Between the qvalue package and the p.adjust function, which is more appropriate to use when trying to calculate the q-values of a dataset? According to the manual for the q-value package, the q-value calculated is not an adjusted p-value which is what the p.adjust function would return. There seems to be an equal amount of people that use one or the other, but I wanted to see other opinions that could help clarify what would be most appropriate to use.

## 1 Answer

p.adjust can calculate adjusted p-values with different methods. I think you can choose Bonferroni correction and BH correction, for instance. BH correction gives you False Discovery Rate (FDR), which is one of the most commonly used I guess.

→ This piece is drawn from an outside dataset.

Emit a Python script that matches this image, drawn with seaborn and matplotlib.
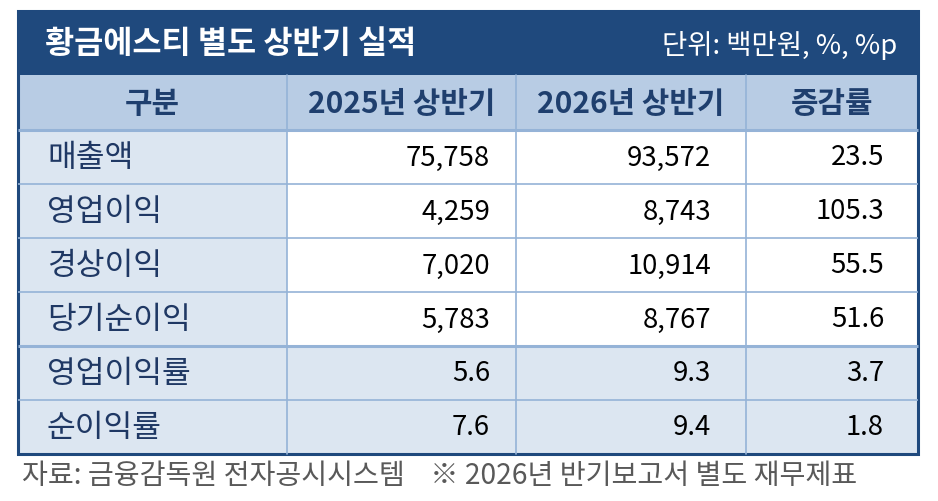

Q-value is different and cannot be calculated by p.adjust. The idea is that when you have many p-values to adjust, they form a distribution. If all p-values come from the null hypothesis, the p-value distribution is going to be uniform on [0, 1]. But usually, our p-values are a mixture of the null distribution and alternative distribution. The parameter $$\pi_0$$ describes the proportion of p-values (or tests) that comes from the null hypothesis. To calculated q-values, the algorithm first estimates $$\pi_0$$, then calculates the q-value.

Note that if you set $$\pi_0=1$$, which means that you believe all the p-values come from the null distribution, then q-value is equal to FDR.

I think most people do not know about the meaning and details of q-values and it might be sufficient to use BH procedure in most cases.